The Minimum Wage and the Divide Between Wall Street and Main Street

By GREGORY N. HEIRES
It’s always eye-opening to look at the divide between Wall Street and Main Street.

The income gap gives you a sense of the depth and cost of inequality in the country, where an estimated 42 percent of workers earn less than $15 an hour. That’s right, more than four of every ten workers!

The $25 billion in bonuses given out to 172,400 Wall Street employees in 2015 would be enough to double the earnings of the 895,000 Americans who work in full-time jobs at the federal minimum wage of $7.25 per hour, according to “Off the Deep End: The Wall Street Bonus Pool and Low-Wage Workers,” a recent report of the Institute for Policy Studies.

Highlighting the divide between Wall Street and Main Street, the Fight for 15 movement has created a political climate to allow for state and local initiatives to boost the minimum wage. Both New York and California have raised their minimum wage to $15 an hour.

Democratic presidential candidate Sen. Bernie Sanders, who put inequality at the center of this year’s Democratic primary race for the presidency, helped make the $15 minimum wage–once regarded as a pie-in-the-sky proposal even by some on the left–a realistic goal. Democratic presidential candidate Hillary Clinton is for boosting the federal minimum wage to $12 an hour while encouraging local $15 an hour initiatives. Republican candidate Donald Trump has flip-flopped on this issue.

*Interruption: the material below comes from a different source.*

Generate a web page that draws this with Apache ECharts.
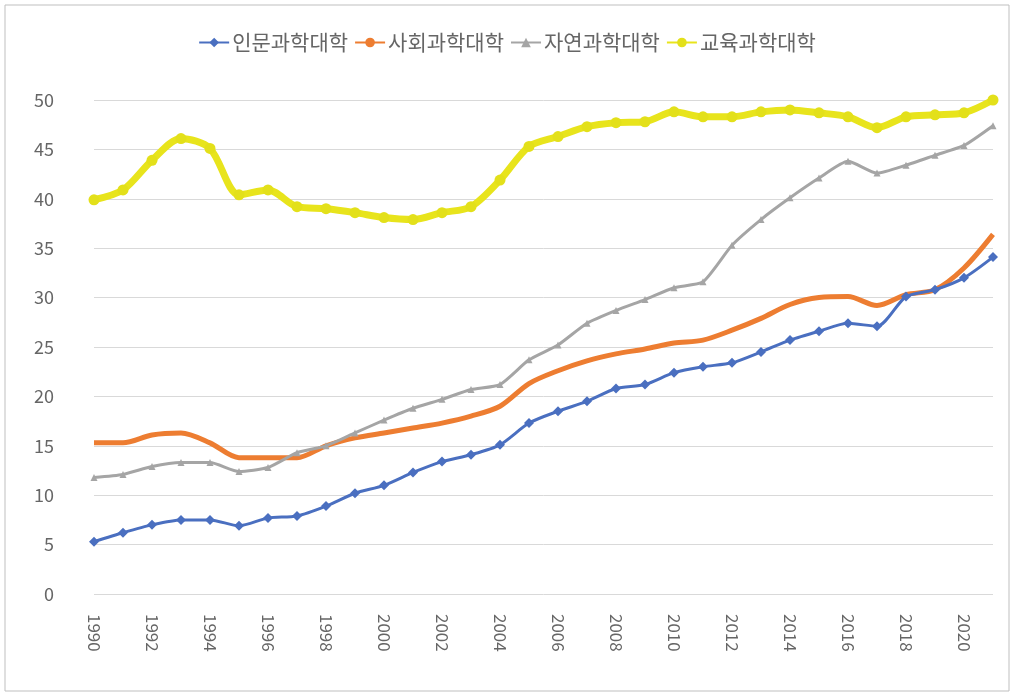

“For Wall Street employees, annual bonuses come as an extra bonus on top of their base salaries, which averaged $404,800 in 2014,” the IPS report states. On top of their bonuses and salaries, executives often receive large stock options and restricted stock gains.

The 2015 bonus pool in 2015 would be enough to bring the wages of the workers in any of the following groups up to $15 an hour:

• restaurant servers and bartenders (2.6 million workers)

• home health and personal care aides (1.6 million), or

• fast food preparation and serving workers (2.6 million).

Fairness and Economic Policy

The startling pay gap between Wall Street employees and low-wage workers raises questions about fairness and economic policy.

A pay rate of $15 an hour is what’s needed to cover basic living costs in most areas of the country, according to the National Law Project. As a society, do we want to tolerate an out-of-balance economy in which more than two out of five workers earn less than $15 an hour?

By increasing the minimum wage, the government would not only raise the income of low-wage workers, it would also stimulate the economy.

Low-wage workers typically spend their entire paycheck to meet their day-to-day expenses, sparking additional economic activity. In contrast, the wealthy tend to save and invest more of their earnings.

“The Wall Street bonus season may coincide with an uptick in luxury goods sales, but a minimum wage hike would give America’s economy a much greater boost,” the IPS briefing says.

The government could address inequality by raising the Earned Income Tax Credit, implementing a transaction tax on financial trading and adopting more progressive income tax policies. Closing a loophole that allows certain earnings of hedge fund managers to be taxed as capital gains rather than as income (with its higher rate) would also help curb inequality.

As an economic policy, raising the minimum wage makes sense. Ethically, in our economically polarized county, it’s ethically the right step to take.